包括遺贈と特定遺贈
「包括遺贈」とは相続財産の全財産を割合指定することで渡す方法です。例えば「Aに全財産の三分の一を渡す。」や「Bに全ての財産を渡す。」といったようにすることができます。「包括遺贈」はプラスの財産だけではなくマイナスの財産も引き継ぎます。包括受遺者は、遺贈を放棄することもできますが、遺贈を知った時から3ヶ月以内に家庭裁判所において放棄の手続きを行う必要があります。また財産を割合で指定されている場合は、具体的に配分をしようとすれば、どの財産を取得するかが決まってないので、他の相続人と相談する必要があります。他の相続人と一緒に遺産分割協議を行うこととなります。
次に「特定遺贈」とは財産を特定して渡す方法のことを言います。
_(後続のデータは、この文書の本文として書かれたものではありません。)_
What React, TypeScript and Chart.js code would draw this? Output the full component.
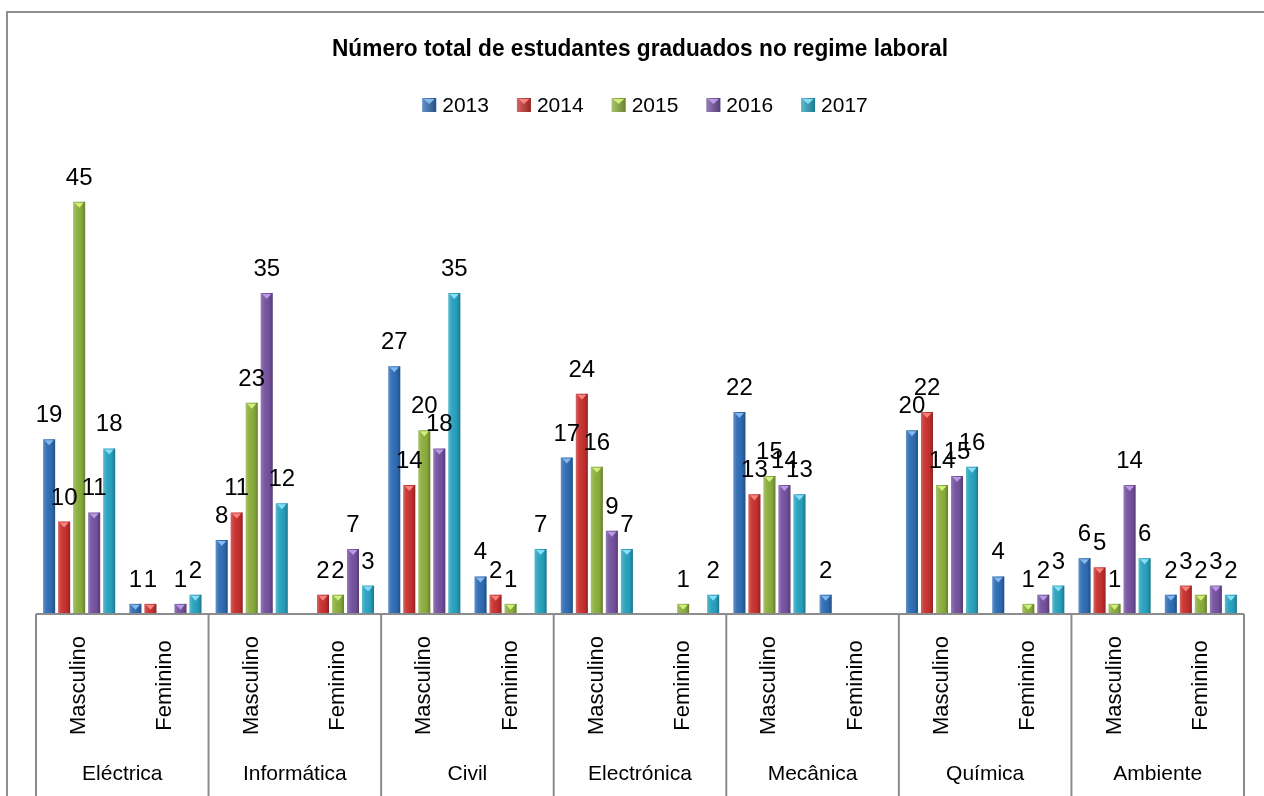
import React, { useEffect, useRef } from 'react';
import { Chart, registerables } from 'chart.js';

Chart.register(...registerables);

const TITLE = 'Número total de estudantes graduados no regime laboral';
const departments = ['Eléctrica', 'Informática', 'Civil', 'Electrónica', 'Mecânica', 'Química', 'Ambiente'];
const genders = ['Masculino', 'Feminino'];
const years = ['2013', '2014', '2015', '2016', '2017'];

// order: per department -> Masculino, Feminino
const v2013 = [19, 1, 8, null, 27, 4, 17, null, 22, 2, 20, 4, 6, 2];
const v2014 = [10, 1, 11, 2, 14, 2, 24, null, 13, null, 22, null, 5, 3];
const v2015 = [45, null, 23, 2, 20, 1, 16, 1, 15, null, 14, 1, 1, 2];
const v2016 = [11, 1, 35, 7, 18, null, 9, null, 14, null, 15, 2, 14, 3];
const v2017 = [18, 2, 12, 3, 35, 7, 7, 2, 13, null, 16, 3, 6, 2];
const seriesValues = [v2013, v2014, v2015, v2016, v2017];

const yMax = 50;

const colors = ['#2F6DB5', '#C9312F', '#8CAF3D', '#7552A0', '#28A3C0'];
const lightColors = ['#86B8F0', '#F6857F', '#D2EE7C', '#BA9BE3', '#86E0F5'];

const SANS = "'Liberation Sans', Arial, sans-serif";

const categoryLabels = departments.flatMap((d) => genders.map((g) => [g, d]));

function drawCondensed(ctx: CanvasRenderingContext2D, text: string, cx: number, y: number, targetWidth: number) {
  const w = ctx.measureText(text).width;
  const s = Math.min(1, targetWidth / w);
  ctx.save();
  ctx.translate(cx, y);
  ctx.scale(s, 1);
  ctx.textAlign = 'center';
  ctx.fillText(text, 0, 0);
  ctx.restore();
}

const decorPlugin = {
  id: 'decor',
  afterDatasetsDraw(chart: any) {
    const ctx: CanvasRenderingContext2D = chart.ctx;
    const xs = chart.scales.x;
    const area = chart.chartArea;
    ctx.save();
    // bevel shading + top triangle
    chart.data.datasets.forEach((ds: any, di: number) => {
      const meta = chart.getDatasetMeta(di);
      meta.data.forEach((el: any, i: number) => {
        const v = ds.data[i];
        if (v == null) return;
        const { x, y, base, width } = el.getProps(['x', 'y', 'base', 'width'], true);
        const l = x - width / 2;
        const r = x + width / 2;
        const g = ctx.createLinearGradient(l, 0, r, 0);
        g.addColorStop(0, 'rgba(255,255,255,0.25)');
        g.addColorStop(0.25, 'rgba(255,255,255,0.06)');
        g.addColorStop(0.7, 'rgba(0,0,0,0.04)');
        g.addColorStop(1, 'rgba(0,0,0,0.28)');
        ctx.fillStyle = g;
        ctx.fillRect(l, y, width, base - y);
        ctx.fillStyle = lightColors[di];
        ctx.beginPath();
        ctx.moveTo(l + 1.5, y + 1);
        ctx.lineTo(r - 1.5, y + 1);
        ctx.lineTo(x, y + Math.min(6, base - y));
        ctx.closePath();
        ctx.fill();
      });
    });
    // data labels
    ctx.fillStyle = '#000';
    ctx.font = `24px ${SANS}`;
    ctx.textAlign = 'center';
    ctx.textBaseline = 'alphabetic';
    chart.data.datasets.forEach((ds: any, di: number) => {
      const meta = chart.getDatasetMeta(di);
      meta.data.forEach((el: any, i: number) => {
        const v = ds.data[i];
        if (v == null) return;
        ctx.fillText(String(v), el.x, el.y - 17);
      });
    });
    // x axis (multi-level)
    const n = chart.data.labels.length;
    const catW = (xs.right - xs.left) / n;
    const bottom = area.bottom + 1;
    ctx.strokeStyle = '#8c8c8c';
    ctx.lineWidth = 2;
    ctx.beginPath();
    ctx.moveTo(xs.left, bottom);
    ctx.lineTo(xs.right, bottom);
    for (let gi = 0; gi <= departments.length; gi++) {
      const x = xs.left + gi * genders.length * catW;
      ctx.moveTo(x, bottom);
      ctx.lineTo(x, chart.height);
    }
    ctx.stroke();
    ctx.fillStyle = '#000';
    ctx.font = `22px ${SANS}`;
    ctx.textAlign = 'center';
    ctx.textBaseline = 'middle';
    chart.data.labels.forEach((lab: any, i: number) => {
      const x = xs.getPixelForValue(i);
      ctx.save();
      ctx.translate(x, 685.5);
      ctx.rotate(-Math.PI / 2);
      ctx.fillText(lab[0], 0, 0);
      ctx.restore();
    });
    ctx.font = `21px ${SANS}`;
    departments.forEach((d, gi) => {
      const x = xs.left + (gi * genders.length + genders.length / 2) * catW;
      ctx.fillText(d, x, 774);
    });
    // title
    ctx.font = `bold 24px ${SANS}`;
    ctx.textBaseline = 'alphabetic';
    drawCondensed(ctx, TITLE, 640, 56, 616);
    // legend
    ctx.font = `21px ${SANS}`;
    const box = 14;
    const gapBoxText = 6;
    const gapItems = 28;
    const widths = chart.data.datasets.map((ds: any) => ctx.measureText(ds.label).width);
    const total = widths.reduce((a: number, w: number) => a + box + gapBoxText + w, 0) + gapItems * (widths.length - 1);
    let lx = 645 - total / 2;
    const ly = 105;
    chart.data.datasets.forEach((ds: any, di: number) => {
      ctx.fillStyle = colors[di];
      ctx.fillRect(lx, ly - box / 2, box, box);
      const g = ctx.createLinearGradient(lx, 0, lx + box, 0);
      g.addColorStop(0, 'rgba(255,255,255,0.25)');
      g.addColorStop(1, 'rgba(0,0,0,0.25)');
      ctx.fillStyle = g;
      ctx.fillRect(lx, ly - box / 2, box, box);
      ctx.fillStyle = lightColors[di];
      ctx.beginPath();
      ctx.moveTo(lx + 1.5, ly - box / 2 + 1);
      ctx.lineTo(lx + box - 1.5, ly - box / 2 + 1);
      ctx.lineTo(lx + box / 2, ly - box / 2 + 6);
      ctx.closePath();
      ctx.fill();
      ctx.fillStyle = '#000';
      ctx.textAlign = 'left';
      ctx.textBaseline = 'middle';
      ctx.fillText(ds.label, lx + box + gapBoxText, ly + 1);
      lx += box + gapBoxText + widths[di] + gapItems;
    });
    ctx.restore();
  },
};

export default function App() {
  const ref = useRef<HTMLCanvasElement>(null);
  useEffect(() => {
    if (!ref.current) return;
    const chart = new Chart(ref.current, {
      type: 'bar',
      data: {
        labels: categoryLabels,
        datasets: years.map((y, i) => ({
          label: y,
          data: seriesValues[i],
          backgroundColor: colors[i],
          borderWidth: 0,
          categoryPercentage: 0.87,
          barPercentage: 0.8,
        })),
      },
      options: {
        animation: false,
        responsive: false,
        devicePixelRatio: 1,
        layout: { padding: { left: 36, right: 20, top: 156, bottom: 183 } },
        scales: {
          x: { display: false, grid: { display: false } },
          y: { display: false, min: 0, max: yMax, grid: { display: false } },
        },
        plugins: {
          legend: { display: false },
          title: { display: false },
          tooltip: { enabled: false },
        },
      },
      plugins: [decorPlugin],
    });
    return () => chart.destroy();
  }, []);
  return (
    <div style={{ position: 'fixed', left: 0, top: 0, width: 1264, height: 796, overflow: 'hidden', background: '#fff' }}>
      <div
        style={{
          position: 'absolute',
          left: 6,
          top: 11,
          width: 1400,
          height: 1000,
          borderLeft: '2px solid #8e8e8e',
          borderTop: '2px solid #8e8e8e',
        }}
      />
      <canvas ref={ref} width={1264} height={796} style={{ position: 'absolute', left: 0, top: 0, width: 1264, height: 796 }} />
    </div>
  );
}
例えば「自分の財産から、土地1をAに、土地2をBに渡す。」ということができます。
特定遺贈は指定されているため財産内容の変更ができません。先ほどの例題で説明すると、遺言書を書いた時点では土地A(2000万円)をAに、土地B(2000万円)をBにというように、公平に財産を分けるつもりであっても、いざ相続が発生したときは、土地Aが値上がりしていて3000万円に、土地Bが値下がりしていて1500万円になっていたという事態が起こったとしても変更することはできません。
また、特定遺贈の受遺者も、遺贈を放棄することができますが、包括遺贈と違い放棄するのに期限はありません。しかし、特定遺贈の受遺者が、遺贈を受けるのか放棄するのかがわからない場合は、遺贈義務者は相当の期間を定めて、その期間内に遺贈するかを決めるよう催告することができます。受遺者がその期間内に意思を表示しなければ、遺贈を承認したとみなされます。